Modern scams are customized to their target. With spearfishing, scammers send an email to a smaller set of targeted people to get their password(s). Often, they know something about that person which makes it easier to get that information.

Psychics make themselves seem more credible by doing research. They often know who’s in the audience in advance and learn information about them beforehand. How was this proven? People have created fake Facebook profiles, gone to psychic performances, and have had the psychics tell them about things on their fake profiles.

People also leverage familiarity. The more familiar something is—and that you feel like you’ve been exposed to it before—the more likely you are to accept it as truth. Mere repetition of a statement can make you think it’s true. It’s a principle of advertising. Many of Bernie Madoff’s victims were Jewish philanthropists. They respected him because he was well-known and well-established in the financial world.

How do you avoid being taken advantage of? Chris Chabris—a Cognitive Scientist and the author of “Nobody’s Fool”—shares a simple step you can start with: ask probing questions.

Make sure you ask probing questions

If we’ve been coerced to believe certain things, it makes you pause: was something engineered to be this way? You can’t be too hard on yourself. It was engineered to make you sway toward a decision. When you approach something that’s “too good to be true,” what do you ask yourself?

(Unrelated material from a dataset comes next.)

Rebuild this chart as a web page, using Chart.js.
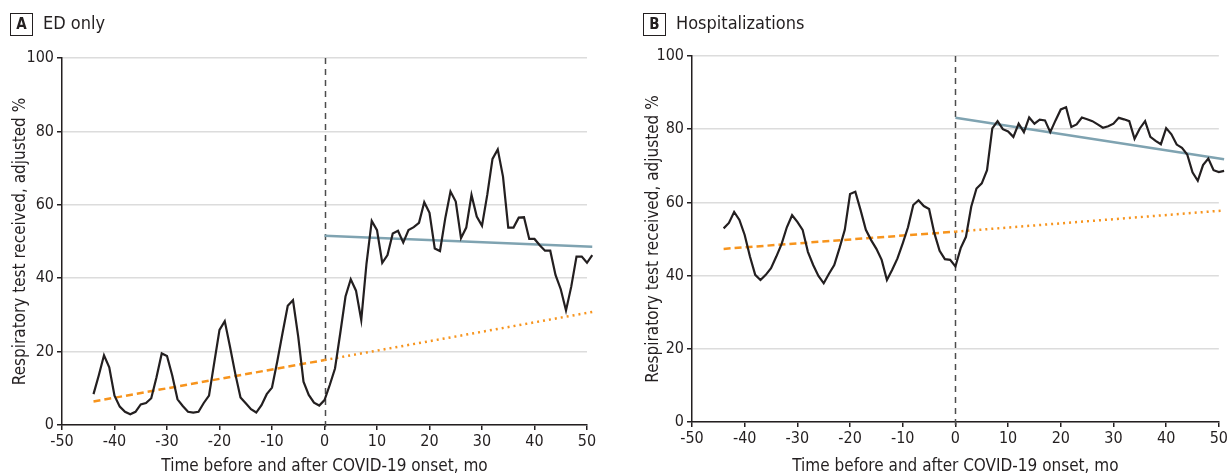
<!DOCTYPE html>
<html>
<head>
<meta charset="utf-8">
<title>Respiratory testing before and after COVID-19 onset</title>
<script src="https://cdn.jsdelivr.net/npm/chart.js@4.4.1/dist/chart.umd.min.js"></script>
<style>
  html, body { margin: 0; padding: 0; background: #fff; }
  #wrap { position: relative; width: 1230px; height: 475px; }
  .panel { position: absolute; top: 0; width: 615px; height: 475px; }
  #panelA { left: 0; }
  #panelB { left: 615px; }
</style>
</head>
<body>
<div id="wrap">
  <div class="panel" id="panelA"><canvas id="edChart" width="615" height="475"></canvas></div>
  <div class="panel" id="panelB"><canvas id="hospChart" width="615" height="475"></canvas></div>
</div>
<script>
// months relative to COVID-19 onset
const months = [-44, -43, -42, -41, -40, -39, -38, -37, -36, -35, -34, -33, -32, -31, -30,
  -29, -28, -27, -26, -25, -24, -23, -22, -21, -20, -19, -18, -17, -16, -15,
  -14, -13, -12, -11, -10, -9, -8, -7, -6, -5, -4, -3, -2, -1, 0,
  1, 2, 3, 4, 5, 6, 7, 8, 9, 10, 11, 12, 13, 14, 15, 16, 17, 18, 19, 20,
  21, 22, 23, 24, 25, 26, 27, 28, 29, 30, 31, 32, 33, 34, 35, 36, 37, 38, 39, 40,
  41, 42, 43, 44, 45, 46, 47, 48, 49, 50, 51];

// A: ED only, adjusted % receiving a respiratory test
const edObserved = [8.4, 13.5, 19, 15.7, 8, 5, 3.6, 2.9, 3.6, 5.6, 6, 7.3, 13, 19.5, 18.8,
  13.5, 7, 5.2, 3.6, 3.4, 3.6, 6, 8, 17, 25.9, 28.3, 21.3, 14, 7.5, 5.9,
  4.3, 3.4, 5.4, 8.4, 10.2, 17.3, 25, 32.5, 34, 24, 11.8, 8.2, 6.1, 5.3, 6.8,
  10.9, 15.4, 25, 35, 39.7, 36.6, 28.6, 44, 55.6, 53.1, 44.2, 46.3, 52.2, 52.9, 49.7,
  53.1, 53.9, 55.1, 60.7, 57.8, 48.1, 47.4, 56.3, 63.6, 60.9, 50.9, 53.8, 62.7, 56.8, 54.3,
  62.7, 72.5, 75.1, 67.7, 53.8, 53.8, 56.5, 56.6, 50.7, 50.7, 49, 47.5, 47.5, 40.9, 37,
  31.2, 37.7, 45.9, 45.9, 44.2, 46.3];
const edPreTrendX = [-44, 0];
const edPreTrendY = [6.4, 17.7];
const edProjX = [0, 51];
const edProjY = [17.7, 30.8];
const edPostTrendX = [0, 51];
const edPostTrendY = [51.6, 48.6];

// B: Hospitalizations
const hospObserved = [52.9, 54.4, 57.4, 55.2, 51.1, 45.2, 40.2, 38.8, 40.2, 42, 45.2, 48.6, 53.2, 56.5, 54.7,
  52.5, 46.5, 42.9, 39.9, 37.9, 40.5, 42.9, 47.5, 52.5, 62.3, 62.9, 57.9, 52.5, 49.7, 47.3,
  44.3, 38.8, 41.6, 44.7, 48.8, 53.2, 59.3, 60.6, 59, 58.2, 51.6, 46.8, 44.5, 44.3, 42.5,
  47.5, 50.6, 58.8, 63.8, 65.2, 68.8, 80.2, 82.2, 80, 79.4, 77.9, 81.5, 79.2, 83.2, 81.5,
  82.6, 82.4, 79.2, 82.4, 85.4, 86, 80.6, 81.3, 83.2, 82.7, 82.2, 81.3, 80.4, 80.8, 81.5,
  83.1, 82.7, 82.2, 77.4, 80.2, 82.2, 77.9, 76.8, 75.9, 80.3, 78.6, 75.8, 74.9, 73.1, 68.2,
  65.9, 70.2, 72, 68.8, 68.3, 68.6];
const hospPreTrendX = [-44, 0];
const hospPreTrendY = [47.3, 52];
const hospProjX = [0, 51];
const hospProjY = [52, 57.8];
const hospPostTrendX = [0, 51];
const hospPostTrendY = [83.1, 71.8];

const xTicks = [-50, -40, -30, -20, -10, 0, 10, 20, 30, 40, 50];
const yTicks = [0, 20, 40, 60, 80, 100];

const INK = '#231f20';
const ORANGE = '#f7941d';
const BLUE = '#7fa3b1';
const GRID = '#dcdcdc';
const FONT = "'Liberation Sans Narrow', 'DejaVu Sans Condensed', 'Liberation Sans', sans-serif";

function toPoints(xs, ys) {
  return xs.map((x, i) => ({ x: x, y: ys[i] }));
}

// dashed vertical line at onset
const onsetLinePlugin = {
  id: 'onsetLine',
  beforeDatasetsDraw(chart) {
    const { ctx, chartArea, scales } = chart;
    const x = Math.round(scales.x.getPixelForValue(0)) + 0.5;
    ctx.save();
    ctx.strokeStyle = '#4d4d4d';
    ctx.lineWidth = 1.5;
    ctx.setLineDash([6, 5]);
    ctx.beginPath();
    ctx.moveTo(x, chartArea.top);
    ctx.lineTo(x, chartArea.bottom + 5);
    ctx.stroke();
    ctx.restore();
  }
};

// boxed panel letter plus panel name
const panelLabelPlugin = {
  id: 'panelLabel',
  afterDraw(chart, args, opts) {
    const { ctx } = chart;
    ctx.save();
    ctx.strokeStyle = INK;
    ctx.lineWidth = 1;
    ctx.strokeRect(opts.x + 0.5, 13.5, 22, 22);
    ctx.fillStyle = INK;
    ctx.textBaseline = 'middle';
    ctx.textAlign = 'center';
    ctx.font = "bold 15px " + FONT;
    ctx.fillText(opts.letter, opts.x + 11.5, 25);
    ctx.textAlign = 'left';
    ctx.font = "18px " + FONT;
    ctx.fillText(opts.text, opts.x + 33, 24);
    ctx.restore();
  }
};

function buildChart(canvasId, cfg) {
  const ctx = document.getElementById(canvasId).getContext('2d');
  return new Chart(ctx, {
    type: 'line',
    data: {
      datasets: [
        {
          label: 'Observed',
          data: toPoints(months, cfg.observed),
          borderColor: INK,
          borderWidth: 2.2,
          pointRadius: 0,
          tension: 0,
          clip: false
        },
        {
          label: 'Preonset trend',
          data: toPoints(cfg.preX, cfg.preY),
          borderColor: ORANGE,
          borderWidth: 2.5,
          borderDash: [7, 4],
          pointRadius: 0,
          clip: false
        },
        {
          label: 'Projected trend',
          data: toPoints(cfg.projX, cfg.projY),
          borderColor: ORANGE,
          borderWidth: 2.5,
          borderDash: [2, 4],
          pointRadius: 0,
          clip: false
        },
        {
          label: 'Postonset trend',
          data: toPoints(cfg.postX, cfg.postY),
          borderColor: BLUE,
          borderWidth: 2.5,
          pointRadius: 0,
          clip: false
        }
      ]
    },
    options: {
      responsive: false,
      animation: false,
      layout: { padding: cfg.padding },
      plugins: {
        legend: { display: false },
        tooltip: { enabled: false },
        panelLabel: cfg.label
      },
      scales: {
        x: {
          type: 'linear',
          // set limits here so the month-51 point is still drawn past the axis end
          afterDataLimits: (scale) => { scale.min = -50; scale.max = 50; },
          afterBuildTicks: (scale) => { scale.ticks = xTicks.map(v => ({ value: v })); },
          afterFit: (scale) => { scale.height = cfg.xHeight; },
          ticks: { color: INK, font: { family: FONT, size: 16 }, padding: 2, maxRotation: 0 },
          grid: { drawOnChartArea: false, tickLength: 5, tickColor: INK, lineWidth: 1.5 },
          border: { color: INK, width: 1.5 },
          title: {
            display: true,
            text: 'Time before and after COVID-19 onset, mo',
            color: INK,
            font: { family: FONT, size: 17, lineHeight: 1 },
            padding: { top: 0, bottom: 0 }
          }
        },
        y: {
          min: 0,
          max: 100,
          afterBuildTicks: (scale) => { scale.ticks = yTicks.map(v => ({ value: v })); },
          afterFit: (scale) => { scale.width = cfg.yWidth; },
          ticks: { color: INK, font: { family: FONT, size: 16 }, padding: 3 },
          grid: { color: GRID, lineWidth: 1.5, tickLength: 5, tickColor: INK },
          border: { color: INK, width: 1.5 },
          title: {
            display: true,
            text: 'Respiratory test received, adjusted %',
            color: INK,
            font: { family: FONT, size: 17 },
            padding: { top: 2, bottom: 0 }
          }
        }
      }
    },
    plugins: [onsetLinePlugin, panelLabelPlugin]
  });
}

function initializeCharts() {
  buildChart('edChart', {
    observed: edObserved,
    preX: edPreTrendX, preY: edPreTrendY,
    projX: edProjX, projY: edProjY,
    postX: edPostTrendX, postY: edPostTrendY,
    padding: { left: 8, right: 28, top: 58, bottom: 0 },
    yWidth: 54,
    xHeight: 50,
    label: { x: 10, letter: 'A', text: 'ED only' }
  });

  buildChart('hospChart', {
    observed: hospObserved,
    preX: hospPreTrendX, preY: hospPreTrendY,
    projX: hospProjX, projY: hospProjY,
    postX: hospPostTrendX, postY: hospPostTrendY,
    padding: { left: 26, right: 11, top: 56, bottom: 0 },
    yWidth: 51,
    xHeight: 53,
    label: { x: 28, letter: 'B', text: 'Hospitalizations' }
  });
}

document.addEventListener('DOMContentLoaded', () => {
  initializeCharts();
});
</script>
</body>
</html>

If something feels too good to be true, I often tell people to do their research. Find information that lends the opposite perspective. It takes effort. Many people would rather believe what they hear.

Journalism is easier when all of your sources say the same thing. People often fail to ask, “Who disagrees with your theory? Who’s found a different answer?” Most people don’t ask tough questions because it’s socially difficult. It also forces you to make your own decisions based on the information you’ve discovered. But asking one more question may be just enough to help you avoid making a mistake.

If you ask someone how confident they are in a claim, they often say “We did our due diligence.” But what does that mean? There isn’t a legal standard for “due diligence.” Who authenticated it? How did they do it?

Don’t take vague statements like “best-in-class” at face value. You’re being fed what sounds like information that’s lacking actual information. These things are designed to short-circuit our validation process.

You have to become the person who disrupts the pleasant conversation and asks more questions. We don’t hear about the people who were approached to invest with Bernie Madoff but didn’t. They often asked more questions and weren’t happy with his answers.

You may get met with a non-denial denial. People will use meaningless business jargon. Or the meaning can’t be deciphered because they’re too vague.

Good decision quality is important

It’s easy to get overcome and overwhelmed with excitement. It’s easier to take the next step than take the steps to make a good decision. I teach people that good negotiation is hand-in-hand with good decision quality. Teaching people to make good decisions is a large part of what I do.